++++ Information shown ++++

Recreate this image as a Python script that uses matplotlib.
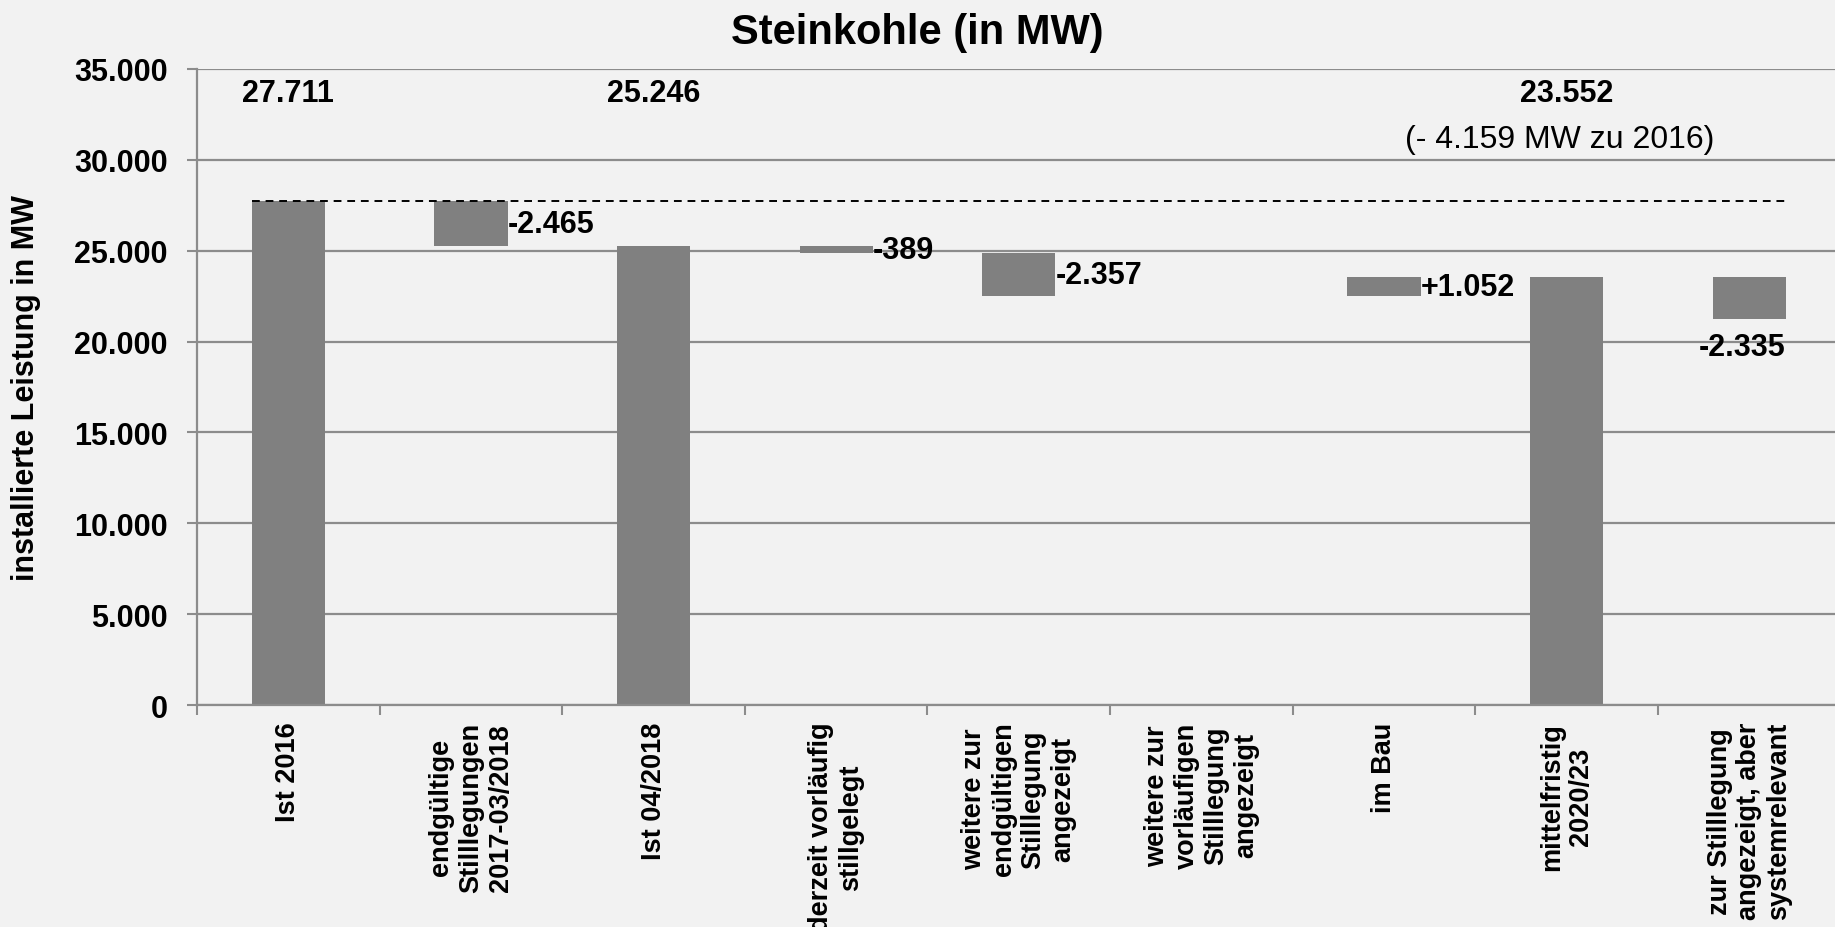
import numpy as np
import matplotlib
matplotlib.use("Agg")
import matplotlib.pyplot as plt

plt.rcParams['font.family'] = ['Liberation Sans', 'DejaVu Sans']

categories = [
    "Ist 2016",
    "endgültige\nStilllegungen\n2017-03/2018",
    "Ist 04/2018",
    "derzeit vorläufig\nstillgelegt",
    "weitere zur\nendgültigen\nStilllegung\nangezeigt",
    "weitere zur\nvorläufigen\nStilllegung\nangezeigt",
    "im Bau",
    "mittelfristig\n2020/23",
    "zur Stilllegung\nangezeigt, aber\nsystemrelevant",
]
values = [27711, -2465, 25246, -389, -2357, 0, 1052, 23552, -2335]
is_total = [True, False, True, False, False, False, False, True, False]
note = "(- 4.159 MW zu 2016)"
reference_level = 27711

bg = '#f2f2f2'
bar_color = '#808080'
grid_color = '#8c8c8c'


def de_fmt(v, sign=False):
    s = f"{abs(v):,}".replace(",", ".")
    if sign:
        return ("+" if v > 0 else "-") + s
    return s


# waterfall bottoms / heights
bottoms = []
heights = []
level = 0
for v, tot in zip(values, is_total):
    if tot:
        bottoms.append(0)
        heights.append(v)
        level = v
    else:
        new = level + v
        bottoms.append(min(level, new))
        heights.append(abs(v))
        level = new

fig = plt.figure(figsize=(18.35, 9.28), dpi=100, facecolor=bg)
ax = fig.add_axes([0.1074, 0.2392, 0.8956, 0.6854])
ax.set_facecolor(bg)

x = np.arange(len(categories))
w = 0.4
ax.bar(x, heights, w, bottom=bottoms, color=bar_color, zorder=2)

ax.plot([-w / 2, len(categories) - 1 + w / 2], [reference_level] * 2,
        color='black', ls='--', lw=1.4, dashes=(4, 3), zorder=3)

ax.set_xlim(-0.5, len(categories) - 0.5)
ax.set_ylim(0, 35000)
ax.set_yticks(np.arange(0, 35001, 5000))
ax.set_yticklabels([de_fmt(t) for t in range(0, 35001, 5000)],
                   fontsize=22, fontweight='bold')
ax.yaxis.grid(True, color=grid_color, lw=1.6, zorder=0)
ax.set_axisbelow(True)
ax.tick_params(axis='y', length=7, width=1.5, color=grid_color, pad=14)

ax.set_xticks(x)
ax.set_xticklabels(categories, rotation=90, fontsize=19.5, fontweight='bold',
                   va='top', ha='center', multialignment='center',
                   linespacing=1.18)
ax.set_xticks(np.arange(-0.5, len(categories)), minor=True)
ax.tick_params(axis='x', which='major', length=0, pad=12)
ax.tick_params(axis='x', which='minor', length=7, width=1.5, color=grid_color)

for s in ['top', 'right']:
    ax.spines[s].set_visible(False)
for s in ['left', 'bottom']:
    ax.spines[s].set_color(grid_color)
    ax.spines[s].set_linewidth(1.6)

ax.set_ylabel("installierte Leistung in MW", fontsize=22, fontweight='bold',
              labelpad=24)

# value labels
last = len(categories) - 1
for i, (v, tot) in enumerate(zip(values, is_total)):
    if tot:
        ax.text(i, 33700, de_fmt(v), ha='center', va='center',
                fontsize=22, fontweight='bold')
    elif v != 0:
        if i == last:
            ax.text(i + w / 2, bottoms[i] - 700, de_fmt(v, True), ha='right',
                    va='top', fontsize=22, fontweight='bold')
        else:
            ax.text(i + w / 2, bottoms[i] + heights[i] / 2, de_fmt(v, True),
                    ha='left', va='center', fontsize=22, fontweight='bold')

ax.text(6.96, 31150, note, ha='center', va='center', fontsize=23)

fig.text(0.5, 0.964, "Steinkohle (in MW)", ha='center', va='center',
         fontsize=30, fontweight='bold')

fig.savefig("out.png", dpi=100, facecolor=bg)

++++

• Your instructions: Your task is to return the lines above, from the first one up to and including the line containing "ax.set_facecolor(bg)", minus any pictures.

• In response:
Recreate this image as a Python script that uses matplotlib.
import numpy as np
import matplotlib
matplotlib.use("Agg")
import matplotlib.pyplot as plt

plt.rcParams['font.family'] = ['Liberation Sans', 'DejaVu Sans']

categories = [
    "Ist 2016",
    "endgültige\nStilllegungen\n2017-03/2018",
    "Ist 04/2018",
    "derzeit vorläufig\nstillgelegt",
    "weitere zur\nendgültigen\nStilllegung\nangezeigt",
    "weitere zur\nvorläufigen\nStilllegung\nangezeigt",
    "im Bau",
    "mittelfristig\n2020/23",
    "zur Stilllegung\nangezeigt, aber\nsystemrelevant",
]
values = [27711, -2465, 25246, -389, -2357, 0, 1052, 23552, -2335]
is_total = [True, False, True, False, False, False, False, True, False]
note = "(- 4.159 MW zu 2016)"
reference_level = 27711

bg = '#f2f2f2'
bar_color = '#808080'
grid_color = '#8c8c8c'


def de_fmt(v, sign=False):
    s = f"{abs(v):,}".replace(",", ".")
    if sign:
        return ("+" if v > 0 else "-") + s
    return s


# waterfall bottoms / heights
bottoms = []
heights = []
level = 0
for v, tot in zip(values, is_total):
    if tot:
        bottoms.append(0)
        heights.append(v)
        level = v
    else:
        new = level + v
        bottoms.append(min(level, new))
        heights.append(abs(v))
        level = new

fig = plt.figure(figsize=(18.35, 9.28), dpi=100, facecolor=bg)
ax = fig.add_axes([0.1074, 0.2392, 0.8956, 0.6854])
ax.set_facecolor(bg)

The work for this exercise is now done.